Но действительно ли эти доводы могут быть приняты? Как будто такая сильнейшая катастрофа и такой решающий перелом — уничтожение Святого города, имевшее огромные последствия как для иудаизма, так и для христианства, — может быть описано всего двумя туманными фразами! Это почти невероятно! Осажденные и сожженные города, разграбление городов армиями завоевателей были обычным явлением в Античную эпоху. В Еврейской Библии слова о них — общие места и литературные штампы, не говоря уже об огненном потопе, который уничтожил Содом и Гоморру. К тому же хорошие специалисты установили, что Лука, редактируя предсказание Иисуса, был вдохновлен не падением Иерусалима в 70 г., а рассказом о разграблении этого города войсками Навуходоносора в 587 г. до н. э.
Напротив, некоторые эпизоды в Евангелии от Матфея указывают на то, что в момент, когда оно было выпущено в свет, Храм еще был цел.

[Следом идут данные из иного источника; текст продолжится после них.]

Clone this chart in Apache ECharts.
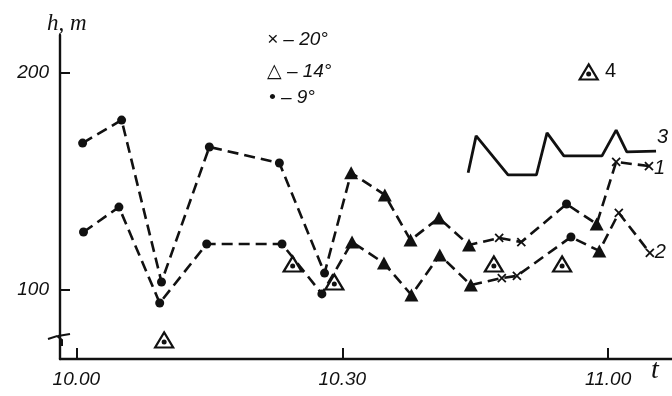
<!DOCTYPE html>
<html>
<head>
<meta charset="utf-8">
<script src="https://cdn.jsdelivr.net/npm/echarts@6/dist/echarts.min.js"></script>
<style>html,body{margin:0;padding:0;background:#fff}#c{width:672px;height:396px}</style>
</head>
<body>
<div id="c"></div>
<script>
// ---- data (minutes after 10.00, height in m) ----
const xTicks = [0, 30, 60];
const xTickLabels = ['10.00', '10.30', '11.00'];
const yTicks = [100, 200];

const times1 = [0.7, 5.1, 9.6, 15.0, 22.9, 28.0, 31.0, 34.8, 37.7, 40.9, 44.3, 47.7, 50.2, 55.3, 58.7, 60.9, 64.6];
const heights1 = [167.7, 178.3, 103.7, 165.9, 158.5, 107.8, 154, 143.8, 123, 133.2, 120.7, 124, 122.1, 139.6, 130.4, 159, 157.1];
const temps1 = [9, 9, 9, 9, 9, 9, 14, 14, 14, 14, 14, 20, 20, 9, 14, 20, 20];

const times2 = [0.8, 4.8, 9.4, 14.7, 23.2, 27.7, 31.1, 34.7, 37.8, 41.0, 44.5, 48.0, 49.7, 55.8, 59.0, 61.2, 64.7];
const heights2 = [126.7, 138.2, 94, 121.2, 121.2, 98.2, 122.1, 112.4, 97.7, 116.1, 102.3, 105.5, 106.5, 124.4, 118, 135.5, 117.1];
const temps2 = [9, 9, 9, 9, 9, 9, 14, 14, 14, 14, 14, 20, 20, 9, 14, 20, 20];

const times3 = [44.2, 45.1, 48.7, 51.9, 53.1, 55.0, 59.3, 60.9, 62.1, 65.4];
const heights3 = [154, 171, 153, 153, 172.4, 161.8, 161.8, 173.7, 163.6, 164];

const times4 = [9.9, 24.4, 29.1, 47.1, 54.8, 57.8];
const heights4 = [77, 112, 103.7, 112, 112, 200.5];

const seriesNames = ['1', '2', '3', '4'];
const legendLines = ['\u00d7 \u2013 20\u00b0', '\u25b3 \u2013 14\u00b0', '\u2022 \u2013 9\u00b0'];

// ---- styling helpers ----
const FONT = '"Liberation Sans", "DejaVu Sans", sans-serif';
const SERIF = '"Liberation Serif", "DejaVu Serif", serif';
const CROSS = 'path://M0,0L10,10M10,0L0,10';
const INK = '#111';

function markerItem(t, h, temp) {
  if (temp === 9) return { value: [t, h], symbol: 'circle', symbolSize: 9, itemStyle: { color: INK, borderWidth: 0 } };
  if (temp === 14) return { value: [t, h], symbol: 'triangle', symbolSize: [14, 13], itemStyle: { color: INK, borderWidth: 0 } };
  return { value: [t, h], symbol: CROSS, symbolSize: 8, itemStyle: { color: 'none', borderColor: INK, borderWidth: 1.8 } };
}
function build(ts, hs, temps) { return ts.map((t, i) => markerItem(t, hs[i], temps[i])); }
function pairs(ts, hs) { return ts.map((t, i) => [t, hs[i]]); }

const chart = echarts.init(document.getElementById('c'), null, { renderer: 'canvas' });

const endLabel = (txt, dx, dy) => ({
  show: true, formatter: txt, color: INK, fontFamily: FONT, fontStyle: 'italic', fontSize: 20,
  offset: [dx, dy], distance: 5
});

const option = {
  backgroundColor: '#fff',
  animation: false,
  grid: { left: 60, right: 0, top: 35, bottom: 37, containLabel: false, outerBoundsMode: 'none' },
  xAxis: {
    type: 'value', min: -1.85, max: 67.2,
    axisLine: { show: true, onZero: false, lineStyle: { color: INK, width: 2.4 } },
    axisTick: { show: true, inside: true, length: 11, customValues: xTicks, lineStyle: { color: INK, width: 2 } },
    axisLabel: {
      show: true, customValues: xTicks, margin: 11, color: INK, fontFamily: FONT, fontStyle: 'italic', fontSize: 19,
      formatter: v => xTickLabels[xTicks.indexOf(v)] || ''
    },
    splitLine: { show: false }
  },
  yAxis: {
    type: 'value', min: 68.2, max: 217.5,
    axisLine: { show: true, onZero: false, lineStyle: { color: INK, width: 2.4 } },
    axisTick: { show: true, inside: true, length: 10, customValues: yTicks, lineStyle: { color: INK, width: 2 } },
    axisLabel: {
      show: true, customValues: yTicks, margin: 11, color: INK, fontFamily: FONT, fontStyle: 'italic', fontSize: 19
    },
    splitLine: { show: false }
  },
  series: [
    {
      name: seriesNames[0], type: 'line', data: build(times1, heights1, temps1),
      lineStyle: { color: INK, width: 2.6, type: [11, 6] }, showSymbol: true, z: 3,
      endLabel: endLabel(seriesNames[0], 0, 2)
    },
    {
      name: seriesNames[1], type: 'line', data: build(times2, heights2, temps2),
      lineStyle: { color: INK, width: 2.6, type: [11, 6] }, showSymbol: true, z: 3,
      endLabel: endLabel(seriesNames[1], 0, 0)
    },
    {
      name: seriesNames[2], type: 'line', data: pairs(times3, heights3), showSymbol: false,
      lineStyle: { color: INK, width: 2.8 }, z: 3,
      endLabel: endLabel(seriesNames[2], -4, -14)
    },
    {
      name: seriesNames[3], type: 'scatter', data: pairs(times4, heights4), symbol: 'triangle', symbolSize: [18, 15],
      itemStyle: { color: '#fff', borderColor: INK, borderWidth: 2.2, opacity: 1 }, z: 4,
      label: {
        show: true, position: 'right', distance: 6, color: INK, fontFamily: FONT, fontSize: 20,
        formatter: p => (p.dataIndex === times4.length - 1 ? seriesNames[3] : '')
      }
    },
    {
      name: seriesNames[3] + 'dot', type: 'scatter', data: pairs(times4, heights4), symbol: 'circle', symbolSize: 5,
      symbolOffset: [0, 2], itemStyle: { color: INK, opacity: 1 }, z: 5, silent: true
    }
  ],
  graphic: [
    { type: 'text', left: 47, top: 12, style: { text: 'h, m', font: 'italic 23px ' + SERIF, fill: INK } },
    { type: 'text', left: 651, top: 357, style: { text: 't', font: 'italic 28px ' + SERIF, fill: INK } },
    { type: 'text', left: 267, top: 30, style: { text: legendLines[0], font: 'italic 19px ' + FONT, fill: INK } },
    { type: 'text', left: 267, top: 62, style: { text: legendLines[1], font: 'italic 19px ' + FONT, fill: INK } },
    { type: 'text', left: 269, top: 88, style: { text: legendLines[2], font: 'italic 19px ' + FONT, fill: INK } },
    { type: 'polyline', shape: { points: [[48, 339], [57, 336], [62, 340], [62, 346]] }, style: { stroke: INK, lineWidth: 2, fill: 'none' } },
    { type: 'polyline', shape: { points: [[58, 336], [70, 334]] }, style: { stroke: INK, lineWidth: 2, fill: 'none' } }
  ]
};
chart.setOption(option);
</script>
</body>
</html>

Например, разговор Иисуса с Петром в Капернауме по поводу дидрахмы — ежегодного сбора на нужды культа Бога в Иерусалиме. Матфею нужно было сообщить его читателям-христианам мнение Господа относительно этого налога. Значит, тогда это мнение было актуально! Но после 70 г. интерес к такому рассказу был бы намного меньше, поскольку этот сбор перестал существовать и был заменен языческим налогом, который платили в казну храма Юпитера Капитолийского в Риме! То же относится и к случаю с лептой вдовы, который есть у Луки Марка. Эти кристаллизованные воспоминания утратили бы свое предназначение, если бы эспланада Храма уже была пустырем, усеянным развалинами.